This work addresses the limitations of existing World Action Models (WAMs), which struggle to meet real-time control requirements due to multi-step denoising and fail to bridge the distributional and noise-scheduling discrepancies between video and action modalities through conventional single-modality distillation. To overcome these challenges, the authors propose a modality-aware single-step distillation framework that introduces, for the first time, modality-specific consistency functions for multimodal diffusion models: linear gradient scaling for the action stream and variance-preserving parameterization for the video stream, both integrated into the LingBot-VA architecture. Evaluated on RoboTwin 2.0, the method reduces inference latency from 8.1 seconds to 348 milliseconds—a 23× speedup—while maintaining a simulation task success rate above 85.5% and achieving an average real-world robot success rate of 60%, substantially outperforming baseline approaches.

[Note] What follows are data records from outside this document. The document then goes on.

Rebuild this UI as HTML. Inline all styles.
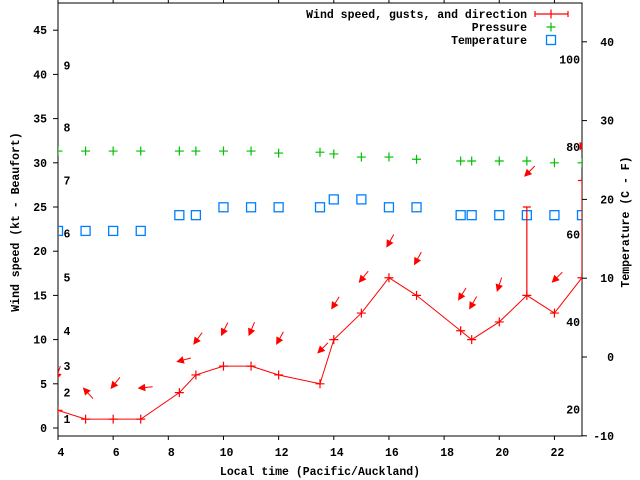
<!DOCTYPE html>
<html><head><meta charset="utf-8"><style>
html,body{margin:0;padding:0;background:#fff}
svg{display:block;font-family:"Liberation Mono",monospace;font-weight:bold;font-size:11.5px}
</style></head><body>
<svg id="chart" width="640" height="480" viewBox="0 0 640 480" xmlns="http://www.w3.org/2000/svg">
<defs><clipPath id="pc"><rect x="58" y="3" width="524" height="433"/></clipPath></defs>
<g id="axes"></g>
<g id="marks" clip-path="url(#pc)"></g>
<g id="legend"></g>
</svg>
<script>
const times=[4,5,6,7,8.4,9,10,11,12,13.5,14,15,16,17,18.6,19,20,21,22,23];
const windSpeed=[2,1,1,1,4,6,7,7,6,5,10,13,17,15,11,10,12,15,13,17];
const windGust=[null,null,null,null,null,null,null,null,null,null,null,null,null,null,null,null,null,25,null,28];
const windDir=[18,138,39,84,75,36,27,23,29,45,32,39,29,29,32,30,18,45,45,27];
const pressure=[31.33,31.33,31.33,31.33,31.33,31.33,31.33,31.33,31.1,31.2,31.0,30.65,30.65,30.4,30.2,30.2,30.2,30.2,30.0,30.0];
const tempC=[16,16,16,16,18,18,19,19,19,19,20,20,19,19,18,18,18,18,18,18];
const xTicks=[4,6,8,10,12,14,16,18,20,22];
const yTicks=[0,5,10,15,20,25,30,35,40,45];
const tTicks=[-10,0,10,20,30,40];
const beaufortKt=[1,4,7,11,17,22,28,34,41];
const beaufortLbl=["1","2","3","4","5","6","7","8","9"];
const fTicks=[20,40,60,80,100];

const L=58,R=582,T=3,B=436;
const x=t=>L+(t-4)*(R-L)/19;
const y=w=>428-w*8.84;
const yT=c=>357-c*7.88;
const NS="http://www.w3.org/2000/svg";
function mk(tag,attrs,parent,txt){const e=document.createElementNS(NS,tag);for(const k in attrs)e.setAttribute(k,attrs[k]);if(txt!==undefined)e.textContent=txt;parent.appendChild(e);return e;}
const ax=document.getElementById('axes'),mg=document.getElementById('marks'),lg=document.getElementById('legend');

let e=mk('rect',{x:L,y:T,width:R-L,height:B-T,fill:'none',stroke:'#000','stroke-width':1},ax);


xTicks.forEach(t=>{
  let a=mk('line',{x1:x(t),x2:x(t),y1:B,y2:B+4,stroke:'#000'},ax);
  
  
  let b=mk('line',{x1:x(t),x2:x(t),y1:T,y2:T-4,stroke:'#000'},ax);
  
  
  let l=mk('text',{x:x(t)+3,y:B+20,'text-anchor':'middle'},ax,String(t));
  
  
});
yTicks.forEach(v=>{
  let a=mk('line',{x1:L-5,x2:L,y1:y(v),y2:y(v),stroke:'#000'},ax);
  
  
  let l=mk('text',{x:47,y:y(v)+4,'text-anchor':'end'},ax,String(v));
  
  
});
tTicks.forEach(v=>{
  let a=mk('line',{x1:R,x2:R+5,y1:yT(v),y2:yT(v),stroke:'#000'},ax);
  
  
  let l=mk('text',{x:614,y:yT(v)+4,'text-anchor':'end'},ax,String(v));
  
  
});
beaufortKt.forEach((k,i)=>{
  let l=mk('text',{x:67,y:y(k)+4,'text-anchor':'middle'},ax,beaufortLbl[i]);
  
  
});
fTicks.forEach(f=>{
  let l=mk('text',{x:580,y:yT((f-32)*5/9)+4,'text-anchor':'end'},ax,String(f));
  
  
});
e=mk('text',{x:320,y:475,'text-anchor':'middle'},ax,'Local time (Pacific/Auckland)');


e=mk('text',{x:0,y:0,'text-anchor':'middle',transform:'translate(19,222) rotate(-90)'},ax,'Wind speed (kt - Beaufort)');


e=mk('text',{x:0,y:0,'text-anchor':'middle',transform:'translate(629,222) rotate(-90)'},ax,'Temperature (C - F)');



function plus(cx,cy,col,parent,name){
  let g=mk('path',{d:`M${cx-4.5} ${cy}H${cx+4.5}M${cx} ${cy-4.5}V${cy+4.5}`,stroke:col,'stroke-width':1.2,fill:'none'},parent);
  
  
}
function square(cx,cy,parent){
  let s=mk('rect',{x:cx-4.5,y:cy-4.5,width:9,height:9,fill:'none',stroke:'#0080ff','stroke-width':1.3},parent);
  
  
}
// temperature
times.forEach((t,i)=>square(x(t),yT(tempC[i]),mg));
// pressure
times.forEach((t,i)=>plus(x(t),y(pressure[i]),'#00c000',mg,'pressure-point'));
// wind line
let pts=times.map((t,i)=>x(t)+','+y(windSpeed[i])).join(' ');
e=mk('polyline',{points:pts,fill:'none',stroke:'#f00','stroke-width':1},mg);


times.forEach((t,i)=>plus(x(t),y(windSpeed[i]),'#f00',mg,'wind-speed-point'));
// gusts
times.forEach((t,i)=>{
  if(windGust[i]==null)return;
  let g=mk('path',{d:`M${x(t)} ${y(windSpeed[i])}V${y(windGust[i])}M${x(t)-4} ${y(windGust[i])}H${x(t)+4}`,stroke:'#f00','stroke-width':1.2,fill:'none'},mg);
  
  
});
// direction arrows
times.forEach((t,i)=>{
  const top=Math.max(windSpeed[i],windGust[i]||0);
  const hx=x(t)-2,hy=y(top)-31;
  const a=windDir[i]*Math.PI/180,dx=Math.sin(a),dy=-Math.cos(a);
  const tx=hx+dx*14,ty=hy+dy*14;
  const px=-dy,py=dx;
  const bx=hx+dx*6,by=hy+dy*6;
  let g=mk('path',{d:`M${tx} ${ty}L${hx} ${hy}M${hx} ${hy}L${bx+px*3} ${by+py*3}L${bx-px*3} ${by-py*3}Z`,stroke:'#f00','stroke-width':1,fill:'#f00'},mg);
  
  
});
// legend
const leg=[['Wind speed, gusts, and direction',14],['Pressure',27],['Temperature',40]];
leg.forEach(([s,yy])=>{
  let l=mk('text',{x:527,y:yy+4,'text-anchor':'end'},lg,s);
  
  
});
e=mk('path',{d:'M535 14H568M535 11V17M568 11V17M551 9.5V18.5',stroke:'#f00','stroke-width':1.2,fill:'none'},lg);


plus(551,27,'#00c000',lg,'legend-pressure-sample');
square(551,40,lg);
</script>
</body></html>
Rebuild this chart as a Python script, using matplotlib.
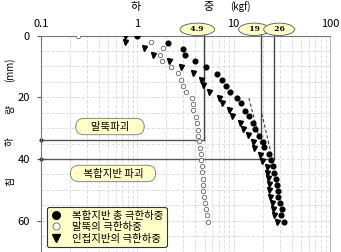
import matplotlib
matplotlib.use("Agg")
import matplotlib.pyplot as plt
from matplotlib.ticker import LogLocator, FixedLocator, NullFormatter

plt.rcParams['font.family'] = ['Noto Sans CJK KR', 'DejaVu Sans']

# 복합지반 총 극한하중 (filled circles)
comp_depth = [0, 2.3, 4.5, 6.3, 8.3, 10.3, 12.4, 14.3, 16.2, 18.2, 20.2, 22.0, 24.3, 26.2,
              28.4, 30.3, 32.4, 34.5, 36.2, 38.4, 40.2, 42.3, 44.4, 46.5, 48.4, 50.4,
              52.3, 54.3, 56.2, 58.0, 60.3]
comp_load = [1.0, 2.1, 3.0, 3.1, 4.0, 5.2, 6.7, 7.6, 8.3, 9.2, 10.8, 12.0, 13.2, 14.5,
             15.9, 16.5, 18.5, 20.4, 20.7, 23.5, 24.2, 25.6, 26.5, 27.4, 28.2, 28.7,
             29.0, 30.5, 31.8, 30.8, 33.7]

# 말뚝의 극한하중 (open circles)
pile_depth = [0, 2.2, 4.2, 6.3, 8.2, 10.3, 12.3, 14.3, 16.2, 18.2, 20.2, 22.1, 24.1, 26.4,
              28.5, 30.7, 32.5, 34.3, 36.3, 38.4, 40.3, 42.2, 44.3, 46.4, 48.4, 50.3,
              52.3, 54.4, 56.2, 58.3, 60.3]
pile_load = [0.24, 1.37, 1.83, 1.72, 1.79, 2.25, 2.65, 2.86, 2.98, 3.18, 3.66, 3.75, 3.8,
             4.05, 4.2, 4.3, 4.3, 4.35, 4.45, 4.55, 4.6, 4.65, 4.65, 4.75, 4.8, 4.85,
             4.9, 5.0, 5.15, 5.3, 5.45]

# 인접지반의 극한하중 (triangles)
adj_depth = [0, 2.2, 4.2, 6.3, 8.2, 10.2, 12.3, 14.5, 16.0, 18.3, 20.2, 22.0, 24.0, 26.2,
             28.2, 30.2, 32.3, 34.6, 36.6, 38.7, 40.5, 42.7, 44.4, 46.3, 48.1, 50.2,
             52.2, 54.3, 56.2, 58.3, 60.5]
adj_load = [0.75, 0.75, 1.17, 1.45, 2.15, 2.85, 3.75, 4.6, 4.8, 5.6, 7.0, 7.5, 9.0, 9.7,
            11.5, 12.6, 14.0, 15.8, 16.1, 18.9, 19.6, 22.0, 22.2, 22.8, 23.4, 23.2,
            23.7, 24.9, 25.4, 26.2, 28.0]

# ultimate loads, where their labels sit, and failure settlements
ult_loads = [4.9, 19, 26]
ult_label_x = [4.2, 16.3, 29.6]
ult_depths = [34, 34, 40]
fail_labels = ['말뚝파괴', '복합지반 파괴']
fail_depths = [34, 40]
fail_ends = [4.9, 26]

# dashed tangent lines
tan1_x = [14.4, 19.3]
tan1_y = [20.3, 35.7]
tan2_x = [19.6, 25.0]
tan2_y = [25.3, 39.5]

fig = plt.figure(figsize=(3.41, 2.52), dpi=100)
ax = fig.add_axes([41 / 341, -0.002, 289 / 341, 217 / 252])

ax.set_xscale('log')
ax.set_xlim(0.1, 100)
ax.set_ylim(70.3, 0)

ax.xaxis.set_major_locator(LogLocator(base=10))
ax.xaxis.set_minor_locator(LogLocator(base=10, subs=range(2, 10)))
ax.xaxis.set_minor_formatter(NullFormatter())
ax.xaxis.set_major_formatter(plt.FuncFormatter(lambda v, p: f'{v:g}'))
ax.xaxis.tick_top()
ax.tick_params(axis='x', which='both', length=0, labelsize=8, pad=5)
ax.yaxis.set_major_locator(FixedLocator([0, 20, 40, 60]))
ax.yaxis.set_minor_locator(FixedLocator(list(range(5, 70, 5))))
ax.tick_params(axis='y', which='major', length=3, width=0.8, color='#555555',
               labelsize=8, pad=5)
ax.tick_params(axis='y', which='minor', length=0)

ax.grid(True, which='both', linestyle=(0, (4, 2)), color='#d8d8d8', linewidth=0.6)
ax.set_axisbelow(True)
for side in ['left', 'top']:
    ax.spines[side].set_color('#777777')
ax.spines['right'].set_color('#bbbbbb')
ax.spines['bottom'].set_visible(False)

# failure lines
for d, xe in zip(fail_depths, fail_ends):
    ax.plot([0.1, xe], [d, d], color='#555555', lw=1.0, clip_on=False, zorder=2)
    ax.plot([0.1], [d], marker='o', ms=2, color='#333333', clip_on=False, zorder=2)
for xl, xt, d in zip(ult_loads, ult_label_x, ult_depths):
    ax.plot([xl, xl], [-0.5, d], color='#444444', lw=1.0, clip_on=False, zorder=2)
    ax.text(xt, -2.0, '  ' + f'{xl:g}' + '  ', ha='center', va='center',
            fontsize=5.5, fontweight='bold', family='DejaVu Serif',
            bbox=dict(boxstyle='ellipse,pad=0.05', fc='#ffffc8', ec='#555555', lw=0.6))

ax.plot(tan1_x, tan1_y, color='#444444', lw=0.8, ls=(0, (3, 2)))
ax.plot(tan2_x, tan2_y, color='#444444', lw=0.8, ls=(0, (3, 2)))

ax.plot(comp_load, comp_depth, 'o', color='black', ms=3.4, ls='none',
        label='복합지반 총 극한하중', zorder=4)
ax.plot(pile_load, pile_depth, 'o', mfc='white', mec='#666666', mew=0.6, ms=3.2,
        ls='none', label='말뚝의 극한하중', zorder=4)
ax.plot(adj_load, adj_depth, 'v', color='black', ms=3.6, ls='none',
        label='인접지반의 극한하중', zorder=4)

# failure text boxes
box = dict(boxstyle='round,pad=0.3,rounding_size=0.8', fc='#ffffc8', ec='#888888', lw=0.7)
ax.text(0.52, 29.5, '     ' + fail_labels[0] + '     ', ha='center', va='center',
        fontsize=7.5, bbox=box)
ax.text(0.56, 44.7, '    ' + fail_labels[1] + '    ', ha='center', va='center',
        fontsize=7.5, bbox=box)

leg = ax.legend(loc='lower left', bbox_to_anchor=(0.003, 0.0), fontsize=7.5,
                frameon=True, fancybox=True, handletextpad=1.0, borderpad=0.35,
                labelspacing=0.15, handlelength=1.0, markerscale=1.6)
leg.get_frame().set_facecolor('#ffffc8')
leg.get_frame().set_edgecolor('#333333')
leg.get_frame().set_linewidth(0.8)
leg.get_frame().set_alpha(1)

# axis titles
fig.text(136 / 341, 1 - 7 / 252, '하', ha='center', va='center', fontsize=8)
fig.text(209 / 341, 1 - 7 / 252, '중', ha='center', va='center', fontsize=8)
fig.text(240 / 341, 1 - 7 / 252, '(kgf)', ha='center', va='center', fontsize=7)
for txt, yp in [('(mm)', 70), ('량', 110), ('하', 141), ('침', 182)]:
    fig.text(10 / 341, 1 - yp / 252, txt, ha='center', va='center', fontsize=7,
             rotation=90)

fig.savefig('out.png', dpi=100)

World-action models (WAMs) jointly generate future video and robot actions through iterative diffusion, achieving strong performance on manipulation benchmarks but requiring tens of denoising steps, a cost that precludes real-time control. Step distillation has emerged as the natural remedy, but off-the-shelf methods break down in the joint video-action setting because video and action streams use different SNR-shifted noise schedules and reach training with substantially different marginal noise distributions, an asymmetry that single-modality distillation methods cannot accommodate. We introduce \textbf{Flash-WAM}, a modality-aware step-distillation framework inspired by consistency distillation that selects the consistency function for each modality to match its noise regime: a linear-gradient-scaling parametrization for the action stream's low-noise regime, paired with a variance-preserving parametrization for the video stream's high-noise regime, grounded in a structural analysis of the consistency-function family that characterizes the achievable gradient scaling under the consistency boundary condition. Instantiated on LingBot-VA, Flash-WAM compresses inference to a single step in each modality. On RoboTwin 2.0, this reduces per-chunk latency from $8.1$ seconds to $348$ ms on NVIDIA L40S, a $23{\times}$ speedup that enables real-time inference. Flash-WAM preserves task success on simulation benchmarks ($85.5\%$ RoboTwin 2.0, $95.7\%$ LIBERO) and substantially recovers real-world performance ($60\%$ average on a Unitree G1 humanoid robot), while naive consistency distillation drops to $24\%$ at the same step budget.